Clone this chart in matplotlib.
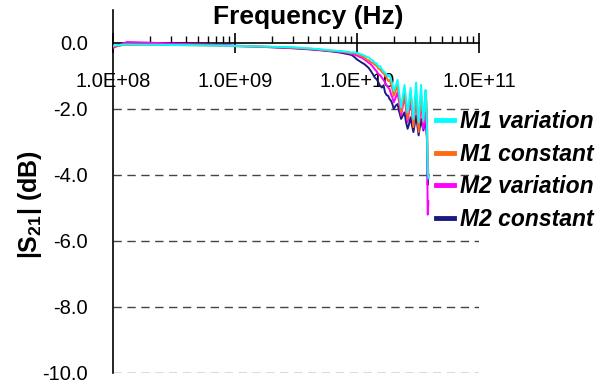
import matplotlib
matplotlib.use("Agg")
import matplotlib.pyplot as plt
from matplotlib.ticker import FixedLocator, LogLocator, NullFormatter

plt.rcParams['font.family'] = ['Liberation Sans', 'DejaVu Sans']
plt.rcParams['mathtext.fontset'] = 'custom'
plt.rcParams['mathtext.rm'] = 'Liberation Sans:bold'
plt.rcParams['mathtext.bf'] = 'Liberation Sans:bold'
plt.rcParams['mathtext.default'] = 'bf'

# Frequency (GHz)
freq_ghz = [0.1, 0.13, 0.2, 0.3, 0.5, 0.8, 1.0, 1.5, 2, 3, 4, 5, 6, 7,
            8, 8.5, 9, 9.5, 10, 10.5, 11, 11.5, 12, 12.5, 13, 13.5, 14, 14.5,
            15, 15.5, 16, 16.5, 17, 17.5, 18, 18.5, 19, 19.5,
            20, 20.75, 21.5, 22.25, 23, 23.75, 24.5, 25.25, 26, 26.75, 27.5,
            28.25, 29, 29.75, 30.5, 31.25, 32, 32.75, 33.5, 34.25, 35, 35.75,
            36.5, 37, 37.5, 38, 38.5]

m1_variation = [-0.08, -0.04, -0.05, -0.06, -0.07, -0.08, -0.09, -0.10, -0.11, -0.13, -0.16, -0.19, -0.22, -0.24,
                -0.26, -0.27, -0.29, -0.28, -0.30, -0.33, -0.35, -0.38, -0.42, -0.44, -0.50, -0.53, -0.60, -0.62,
                -0.72, -0.70, -0.80, -0.86, -0.90, -0.96, -1.02, -0.98, -1.10, -1.25,
                -1.45, -1.30, -1.12, -1.55, -1.95, -1.60, -1.27, -1.70, -2.10, -1.75, -1.36,
                -1.85, -2.30, -1.70, -1.20, -1.90, -2.40, -1.80, -1.27, -1.85, -2.35, -1.90,
                -1.42, -1.90, -2.60, -3.90, -4.10]

m1_constant = [-0.10, -0.05, -0.05, -0.06, -0.07, -0.08, -0.10, -0.11, -0.12, -0.14, -0.17, -0.20, -0.23, -0.25,
               -0.27, -0.29, -0.30, -0.31, -0.33, -0.37, -0.40, -0.44, -0.50, -0.53, -0.58, -0.61, -0.66, -0.70,
               -0.78, -0.80, -0.88, -0.92, -0.98, -1.05, -1.15, -1.12, -1.25, -1.40,
               -1.60, -1.45, -1.30, -1.70, -2.10, -1.80, -1.45, -1.90, -2.30, -1.90, -1.50,
               -2.00, -2.55, -2.00, -1.50, -2.10, -2.70, -2.10, -1.55, -2.00, -2.40, -1.90,
               -1.45, -1.70, -2.20, -3.60, -4.00]

m2_variation = [-0.15, 0.03, 0.01, -0.02, -0.04, -0.06, -0.08, -0.10, -0.12, -0.15, -0.18, -0.21, -0.24, -0.26,
                -0.29, -0.31, -0.33, -0.35, -0.38, -0.42, -0.45, -0.50, -0.55, -0.60, -0.65, -0.72, -0.80, -0.86,
                -0.95, -0.98, -1.05, -1.12, -1.20, -1.28, -1.35, -1.40, -1.55, -1.65,
                -1.80, -1.65, -1.50, -1.85, -2.20, -1.90, -1.60, -2.00, -2.40, -2.05, -1.70,
                -2.10, -2.50, -2.10, -1.75, -2.15, -2.55, -2.20, -1.80, -2.20, -2.60, -2.35,
                -2.10, -2.50, -3.00, -5.20, -4.80]

m2_constant = [-0.10, -0.04, -0.04, -0.05, -0.06, -0.07, -0.09, -0.11, -0.13, -0.16, -0.19, -0.22, -0.25, -0.28,
               -0.32, -0.34, -0.36, -0.42, -0.50, -0.55, -0.60, -0.64, -0.70, -0.76, -0.85, -0.95, -1.05, -1.10,
               -1.20, -1.30, -1.35, -1.28, -1.50, -1.58, -1.60, -1.70, -1.75, -1.85,
               -2.00, -1.90, -1.85, -2.10, -2.30, -2.20, -2.10, -2.40, -2.60, -2.45, -2.25,
               -2.50, -2.70, -2.45, -2.20, -2.50, -2.80, -2.55, -2.30, -2.50, -2.65, -2.50,
               -2.40, -2.60, -2.90, -4.30, -4.00]

series_names = ['M1 variation', 'M1 constant', 'M2 variation', 'M2 constant']
series_colors = ['#00FFFF', '#FF6A13', '#FF00FF', '#1A1A80']

x_ticks = [1e8, 1e9, 1e10, 1e11]
x_tick_labels = ['1.0E+08', '1.0E+09', '1.0E+10', '1.0E+11']
y_ticks = [0, -2, -4, -6, -8, -10]
y_tick_labels = ['0.0', '-2.0', '-4.0', '-6.0', '-8.0', '-10.0']

freq_hz = [f * 1e9 for f in freq_ghz]
data = [m1_variation, m1_constant, m2_variation, m2_constant]

fig = plt.figure(figsize=(6.12, 3.87), dpi=100)
ax = fig.add_axes([113/612, 1-373/387, (479-113)/612, (373-10)/387])

ax.set_xscale('log')
ax.set_xlim(1e8, 1e11)
ax.set_ylim(-10, 1)

# gridlines
for yv in y_ticks[1:]:
    ax.axhline(yv, color='#444444', lw=1.0, ls=(0, (6, 4)), zorder=1)

handles = []
zorders = [5, 4, 3, 2]
for vals, name, col, zo in zip(data, series_names, series_colors, zorders):
    h, = ax.plot(freq_hz, vals, color=col, lw=1.4, label=name, zorder=zo)
    handles.append(h)

ax.spines['right'].set_visible(False)
ax.spines['top'].set_visible(False)
ax.spines['bottom'].set_position(('data', 0))
ax.spines['bottom'].set_linewidth(1.2)
ax.spines['left'].set_linewidth(1.2)

ax.xaxis.set_major_locator(FixedLocator(x_ticks))
ax.set_xticklabels(x_tick_labels)
ax.xaxis.set_minor_locator(LogLocator(base=10, subs=range(2, 10)))
ax.xaxis.set_minor_formatter(NullFormatter())
ax.tick_params(axis='x', which='major', direction='inout', length=14, width=1.2,
               pad=14, labelsize=14.5)
ax.tick_params(axis='x', which='minor', direction='in', length=5, width=1.0)

ax.set_yticks(y_ticks)
ax.set_yticklabels(y_tick_labels)
ax.tick_params(axis='y', which='major', direction='in', length=0, width=1.0,
               pad=18, labelsize=14.5)

fig.text(308/612, 1-17/387, 'Frequency (Hz)', ha='center', va='center',
         fontsize=19, fontweight='bold')
fig.text(30/612, 1-205/387, '|S$_{21}$| (dB)', ha='center', va='center',
         rotation=90, fontsize=18, fontweight='bold')

leg = fig.legend(handles=handles, loc='upper left',
                 bbox_to_anchor=(436/612, 1-110/387), frameon=False,
                 prop={'weight': 'bold', 'style': 'italic', 'size': 16.5},
                 handlelength=0.8, handletextpad=0.25, labelspacing=0.42,
                 borderaxespad=0, borderpad=0)
for lh in leg.get_lines():
    lh.set_linewidth(3.5)

fig.savefig('out.png', dpi=100)
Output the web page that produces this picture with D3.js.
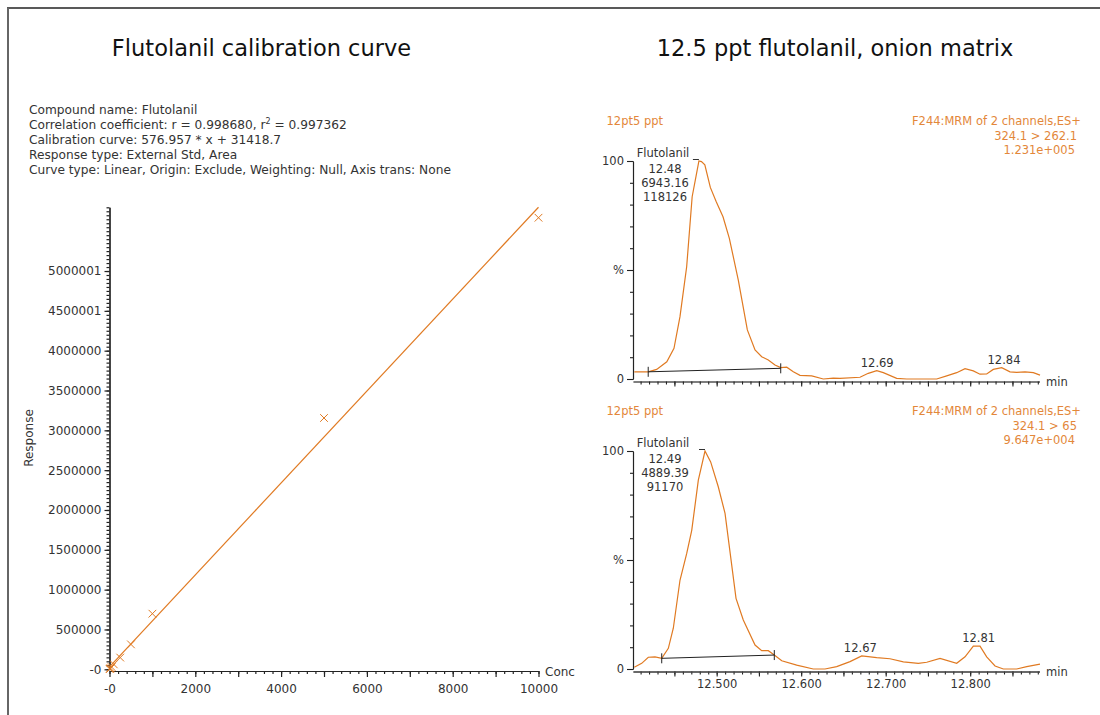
<!DOCTYPE html>
<html><head><meta charset="utf-8">
<script src="https://cdn.jsdelivr.net/npm/d3@7"></script>
<style>
html,body{margin:0;padding:0;background:#fff;}
svg{display:block;font-family:"DejaVu Sans",Verdana,sans-serif;}
</style></head>
<body><svg id="c" width="1100" height="715"></svg>
<script>
// ---------------- DATA ----------------
const leftTitle = "Flutolanil calibration curve";
const rightTitle = "12.5 ppt flutolanil, onion matrix";
const infoLines = [
  "Compound name: Flutolanil",
  "Correlation coefficient: r = 0.998680, r|2| = 0.997362",
  "Calibration curve: 576.957 * x + 31418.7",
  "Response type: External Std, Area",
  "Curve type: Linear, Origin: Exclude, Weighting: Null, Axis trans: None"
];
const calConc = [5, 12.5, 25, 50, 100, 250, 500, 1000, 5000, 10000];
const calResp = [3000, 7000, 14000, 28000, 62000, 147000, 313000, 698000, 3155000, 5669000];
const calSlope = 576.957, calIntercept = 31418.7;
const calYTicks = [0, 500000, 1000000, 1500000, 2000000, 2500000, 3000000, 3500000, 4000000, 4500000, 5000000];
const calYTickLabels = ["-0", "500000", "1000000", "1500000", "2000000", "2500000", "3000000", "3500000", "4000000", "4500001", "5000001"];
const calXTicks = [0, 2000, 4000, 6000, 8000, 10000];
const calXTickLabels = ["-0", "2000", "4000", "6000", "8000", "10000"];

const chromTime1 = [12.4025,12.419,12.429,12.441,12.4495,12.4566,12.4645,12.471,12.4755,12.479,12.482,12.486,12.4925,12.4995,12.5075,12.515,12.5256,12.5363,12.5454,12.5533,12.5611,12.569,12.5758,12.5829,12.5907,12.5986,12.6125,12.6262,12.638,12.6459,12.6696,12.6794,12.6894,12.6972,12.713,12.7249,12.7604,12.7722,12.784,12.7939,12.8037,12.8116,12.8195,12.8273,12.8373,12.8471,12.855,12.8649,12.8747,12.8826];
const chromInt1 = [3.3,3.3,4.4,7.9,14.1,28.6,51.5,83.6,92.8,100,99.7,98.2,87.9,81.3,74.4,64.5,45.4,22.5,13.3,10.2,8.7,6.4,5.2,5.4,3.3,1.7,1.4,0,0.4,0.3,0.8,2.6,3.8,2.9,0.3,0,0,1.4,2.9,4.7,3.7,2.2,2.3,4.4,5.2,3.3,3.0,3.3,2.9,1.8];
const chromTime2 = [12.4025,12.4113,12.4191,12.427,12.435,12.4428,12.4487,12.4566,12.4645,12.4705,12.4783,12.4862,12.4929,12.5019,12.5099,12.5229,12.5315,12.5454,12.5533,12.5611,12.5682,12.577,12.5947,12.6143,12.6282,12.642,12.6578,12.6716,12.6894,12.7051,12.7209,12.7386,12.7486,12.7643,12.784,12.7939,12.8037,12.8116,12.8195,12.8294,12.8392,12.855,12.8669,12.8826];
const chromInt2 = [0.8,2.6,5.4,5.6,4.9,9.5,18.7,40.7,52.9,63.6,86.6,100,95,83.6,71.4,32.4,22.5,11.0,8.4,8.4,6.4,3.8,1.8,0,0,1.1,3.4,6.0,5.2,4.7,3.3,2.6,3.1,4.9,2.6,5.6,10.5,10.5,5.6,1.4,0,0,1.1,2.2];

const panelNames = ["12pt5 ppt", "12pt5 ppt"];
const panelFunc = ["F244:MRM of 2 channels,ES+", "F244:MRM of 2 channels,ES+"];
const panelTrans = ["324.1 > 262.1", "324.1 > 65"];
const panelMax = ["1.231e+005", "9.647e+004"];
const peakNames = ["Flutolanil", "Flutolanil"];
const peakRT = ["12.48", "12.49"];
const peakHeight = ["6943.16", "4889.39"];
const peakArea = ["118126", "91170"];
const baseStart1 = [12.419, 3.3], baseEnd1 = [12.5758, 4.9];
const baseStart2 = [12.435, 4.9], baseEnd2 = [12.5682, 6.4];
const minorPeaks1 = [[12.69, "12.69"], [12.84, "12.84"]];
const minorPeaks2 = [[12.67, "12.67"], [12.81, "12.81"]];
const timeTicksMajor = [12.5, 12.6, 12.7, 12.8];
const timeTickLabels = ["12.500", "12.600", "12.700", "12.800"];

// ---------------- DRAW ----------------
const svg = d3.select("#c");
const ORANGE = "#e07a22", TEXTOR = "#e3873a", TXT = "#333";

// frame
svg.append("line").attr("x1", 7).attr("x2", 1100).attr("y1", 8).attr("y2", 8).attr("stroke", "#222").attr("stroke-width", 1.5);
svg.append("line").attr("x1", 8).attr("x2", 8).attr("y1", 8).attr("y2", 715).attr("stroke", "#666").attr("stroke-width", 2);

// titles
svg.append("text").attr("x", 261.5).attr("y", 56).attr("text-anchor", "middle").attr("font-size", 22.5).attr("fill", "#111").text(leftTitle);
svg.append("text").attr("x", 835).attr("y", 56).attr("text-anchor", "middle").attr("font-size", 22.5).attr("fill", "#111").text(rightTitle);

// info lines
infoLines.forEach((s, i) => {
  const t = svg.append("text").attr("x", 29).attr("y", 114 + i * 15).attr("font-size", 12.2).attr("fill", TXT);
  const parts = s.split("|");
  parts.forEach((p, j) => {
    if (j % 2 === 1) t.append("tspan").attr("font-size", 8).attr("dy", -5).text(p);
    else t.append("tspan").attr("dy", j > 0 ? 5 : 0).text(p);
  });
});

// calibration plot
const cx = d3.scaleLinear().domain([0, 10000]).range([109.5, 538.5]);
const cy = d3.scaleLinear().domain([0, 5800000]).range([669.3, 207.3]);

const gy = svg.append("g").attr("transform", "translate(109.5,0)");
gy.call(d3.axisLeft(cy).tickValues(calYTicks).tickFormat((d, i) => calYTickLabels[i]).tickSize(5).tickSizeOuter(0));
gy.append("g").call(d3.axisLeft(cy).tickValues(d3.range(0, 5800001, 50000)).tickFormat("").tickSize(3).tickSizeOuter(0));
const gx = svg.append("g").attr("transform", "translate(0,671)");
gx.call(d3.axisBottom(cx).tickValues(calXTicks).tickFormat((d, i) => calXTickLabels[i]).tickSize(6).tickSizeOuter(0));
gx.append("g").call(d3.axisBottom(cx).tickValues(d3.range(1000, 10000, 2000)).tickFormat("").tickSize(6).tickSizeOuter(0));
gx.append("g").call(d3.axisBottom(cx).tickValues(d3.range(0, 10001, 200)).tickFormat("").tickSize(3).tickSizeOuter(0));
[gy, gx].forEach(g => {
  g.selectAll("path,line").attr("stroke", "#222").attr("stroke-width", 1.2);
  g.selectAll("text").attr("font-size", 12).attr("fill", TXT).attr("font-family", "DejaVu Sans");
});
gx.selectAll("text").attr("dy", "1.05em");
svg.append("text").attr("x", 545).attr("y", 676).attr("font-size", 12).attr("fill", TXT).text("Conc");
svg.append("text").attr("transform", "translate(33,438) rotate(-90)").attr("text-anchor", "middle").attr("font-size", 12).attr("fill", TXT).text("Response");

// fitted line
svg.append("line")
  .attr("x1", cx(0)).attr("y1", cy(calIntercept))
  .attr("x2", cx(10000)).attr("y2", cy(calSlope * 10000 + calIntercept))
  .attr("stroke", ORANGE).attr("stroke-width", 1.2);
// points
const cross = d3.symbol().type(d3.symbolTimes).size(40);
svg.append("g").selectAll("path").data(calConc).join("path")
  .attr("transform", (d, i) => `translate(${cx(d)},${cy(calResp[i])})`)
  .attr("d", cross).attr("fill", "none").attr("stroke", ORANGE).attr("stroke-width", 1);

// chromatograms
const tx = d3.scaleLinear().domain([12.401, 12.882]).range([633, 1039.5]);
function chrom(off, times, ints, bs, be, minors, idx, showLabels) {
  const y = d3.scaleLinear().domain([0, 100]).range([379 + off, 161 + off]);
  const axY = 381.5 + off;
  // y axis
  const g = svg.append("g").attr("transform", "translate(633,0)");
  g.call(d3.axisLeft(y).tickValues([0, 50, 100]).tickFormat(d => d === 50 ? "%" : d).tickSize(6).tickSizeOuter(0));
  g.append("g").call(d3.axisLeft(y).tickValues(d3.range(10, 100, 10).filter(v => v !== 50)).tickFormat("").tickSize(3).tickSizeOuter(0));
  // x axis
  const h = svg.append("g").attr("transform", `translate(0,${axY})`);
  h.call(d3.axisBottom(tx).tickValues(d3.range(12.45, 12.88, 0.05)).tickFormat("").tickSize(5).tickSizeOuter(0));
  h.append("g").call(d3.axisBottom(tx).tickValues(d3.range(12.41, 12.882, 0.01)).tickFormat("").tickSize(3).tickSizeOuter(0));
  if (showLabels) {
    h.append("g").call(d3.axisBottom(tx).tickValues(timeTicksMajor).tickFormat((d, i) => timeTickLabels[i]).tickSize(0).tickSizeOuter(0))
      .selectAll("text").attr("dy", "1.15em");
  }
  [g, h].forEach(k => {
    k.selectAll("path,line").attr("stroke", "#222").attr("stroke-width", 1.1);
    k.selectAll("text").attr("font-size", 11.5).attr("fill", TXT).attr("font-family", "DejaVu Sans");
  });
  h.selectAll("path.domain").attr("stroke", "#555");
  svg.append("text").attr("x", 1046).attr("y", axY + 4).attr("font-size", 11.5).attr("fill", TXT).text("min");
  // trace
  const pts = times.map((t, i) => [t, ints[i]]);
  svg.append("path").datum(pts)
    .attr("d", d3.line().x(d => tx(d[0])).y(d => y(d[1])))
    .attr("fill", "none").attr("stroke", ORANGE).attr("stroke-width", 1.2);
  // integration baseline
  svg.append("line").attr("x1", tx(bs[0])).attr("y1", y(bs[1])).attr("x2", tx(be[0])).attr("y2", y(be[1]))
    .attr("stroke", "#222").attr("stroke-width", 1);
  [bs, be].forEach(p => svg.append("line").attr("x1", tx(p[0])).attr("x2", tx(p[0]))
    .attr("y1", y(p[1]) - 5).attr("y2", y(p[1]) + 5).attr("stroke", "#222").attr("stroke-width", 1));
  // apex marker
  const apexI = d3.maxIndex(ints);
  const ax = tx(times[apexI]), ay = y(ints[apexI]);
  svg.append("line").attr("x1", ax - 6).attr("x2", ax).attr("y1", ay - 1.5).attr("y2", ay - 1.5).attr("stroke", "#333").attr("stroke-width", 1);
  // peak label
  const lab = [peakNames[idx], peakRT[idx], peakHeight[idx], peakArea[idx]];
  const offs = [-4, 11.5, 25.5, 39.5];
  lab.forEach((s, i) => svg.append("text").attr("x", i === 0 ? 663 : 665).attr("y", y(100) + offs[i])
    .attr("text-anchor", "middle").attr("font-size", 11.5).attr("fill", TXT).text(s));
  // minor peak labels
  minors.forEach(m => {
    const near = d3.max(pts.filter(p => Math.abs(p[0] - m[0]) < 0.008), p => p[1]);
    svg.append("text").attr("x", tx(m[0])).attr("y", y(near) - 4).attr("text-anchor", "middle")
      .attr("font-size", 11.5).attr("fill", TXT).text(m[1]);
  });
  // header texts
  svg.append("text").attr("x", 606.5).attr("y", 125 + off).attr("font-size", 11.5).attr("fill", TEXTOR).text(panelNames[idx]);
  svg.append("text").attr("x", 1081).attr("y", 125 + off).attr("text-anchor", "end").attr("font-size", 11.5).attr("fill", TEXTOR).text(panelFunc[idx]);
  svg.append("text").attr("x", 1077).attr("y", 139.5 + off).attr("text-anchor", "end").attr("font-size", 11.5).attr("fill", TEXTOR).text(panelTrans[idx]);
  svg.append("text").attr("x", 1075).attr("y", 154 + off).attr("text-anchor", "end").attr("font-size", 11.5).attr("fill", TEXTOR).text(panelMax[idx]);
}
chrom(0, chromTime1, chromInt1, baseStart1, baseEnd1, minorPeaks1, 0, false);
chrom(290, chromTime2, chromInt2, baseStart2, baseEnd2, minorPeaks2, 1, true);
</script></body></html>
+++
| Request |
Quote, exactly and only, the lines from the first line of the data above through the line containing "36.5, 37, 37.5, 38, 38.5]". The pictures do not belong in it.

| Response |
Clone this chart in matplotlib.
import matplotlib
matplotlib.use("Agg")
import matplotlib.pyplot as plt
from matplotlib.ticker import FixedLocator, LogLocator, NullFormatter

plt.rcParams['font.family'] = ['Liberation Sans', 'DejaVu Sans']
plt.rcParams['mathtext.fontset'] = 'custom'
plt.rcParams['mathtext.rm'] = 'Liberation Sans:bold'
plt.rcParams['mathtext.bf'] = 'Liberation Sans:bold'
plt.rcParams['mathtext.default'] = 'bf'

# Frequency (GHz)
freq_ghz = [0.1, 0.13, 0.2, 0.3, 0.5, 0.8, 1.0, 1.5, 2, 3, 4, 5, 6, 7,
            8, 8.5, 9, 9.5, 10, 10.5, 11, 11.5, 12, 12.5, 13, 13.5, 14, 14.5,
            15, 15.5, 16, 16.5, 17, 17.5, 18, 18.5, 19, 19.5,
            20, 20.75, 21.5, 22.25, 23, 23.75, 24.5, 25.25, 26, 26.75, 27.5,
            28.25, 29, 29.75, 30.5, 31.25, 32, 32.75, 33.5, 34.25, 35, 35.75,
            36.5, 37, 37.5, 38, 38.5]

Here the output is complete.